Ese otro Rafael Núñez
No me voy a referir al Núñez como persona central de la segunda mitad del siglo XIX, del que se han escrito, a nivel regional, cientos de páginas impresas en fabulosos artículos de agudos analistas. No, al Núñez en el ciclo vital de su meteórica carrera política. Ni al Núñez en su apasionado periplo de amante furibundo, cuyas historias de amor y de irremediable “donjuanismo” darían para escribir fantásticos guiones para el cine.
Tampoco al Núñez, ese hábil y audaz ser humano, con extraordinario olfato político como nadie tuvo en el turbulento momento histórico que vivía la República, capaz de producir enormes cambios de trescientos sesenta grados, los que le llevaron a proclamar la Constitución de 1886.
Esa Constitución, tan sesuda, que logró pacificarnos y gobernarnos por más de cien años.
Sagaz olfato, por demás, para saber en qué momento exacto había que hacer el cambio, no solo por la difícil circunstancia del momento, sino por el cuantioso cúmulo de líderes de gran talla que se disputaban el poder, como José María Melo, Murillo Toro, Aquileo Parra y Santiago Pérez. Imponerse con indiscutido liderazgo sobre mentes tan brillantes es solo propio de un hombre superior.
Tampoco me voy a referir al Núñez que regresa siendo otro después de sus viajes al exterior y de la gran influencia que ejerce en él la doctrina del darwinismo social, aquella que proclama que el hombre y su pensamiento están en completa evolución y transformación. El Núñez influenciado profundamente por los pensamientos de Herbert Spencer (1820-1902), famoso naturalista, filósofo y sociólogo con gran importancia en la Inglaterra de mediados del siglo XIX.

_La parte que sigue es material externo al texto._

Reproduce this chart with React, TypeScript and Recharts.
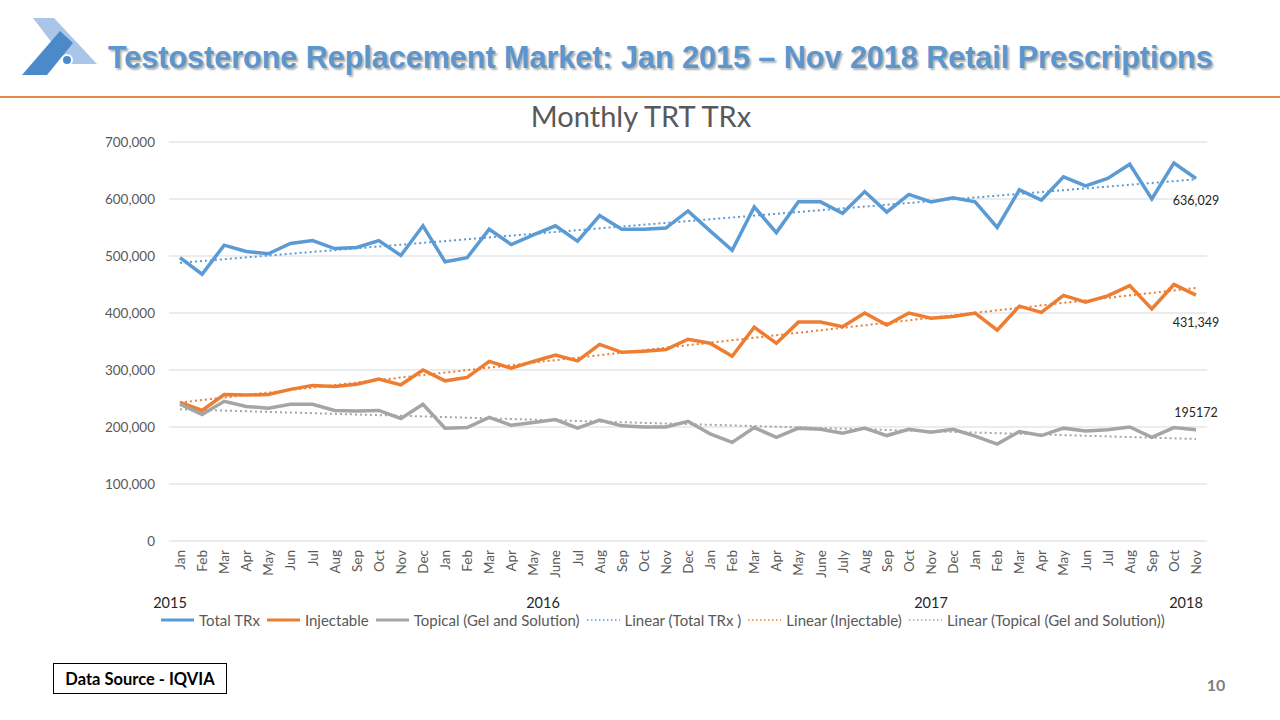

Si no al Núñez audaz que se atrevió a iniciar en su primer gobierno los cambios contra todo pronóstico, los que la República necesitaba y que llamó “La Regeneración”, que no es otra cosa que una reingeniería de lo habido.
Que consistía, fundamentalmente, en consolidar la República y sus instituciones con carácter centralista, ya que el federalismo había producido un enorme caos en las regiones, tanto así que cada una tenía su propio ejército y sus propias leyes, e incluso los ejércitos se enfrentaban entre sí.
Núñez cambió con osadía la política de la libre importación y el libre cambio para proteger nuestra industria nacional y prohibió la emisión de dinero por particulares, algo que en Bogotá era cosa común, y creó un Banco Central que hoy es el antecedente del Banco de la República.
De Núñez y su primer gobierno se podrían escribir cientos de páginas por lo revolucionario. Todo esto en contra del poderío cachaco que tan duro lo trataba y al que Núñez finamente despreciaba, porque además decía: “son aburridísimos”.
Tanto, que Núñez se venía a El Cabrero para hablar de poesía, hacerle versos a su amada, oír música con sus amigos y bailar valses y mazurcas con la irresistible Soledad Román.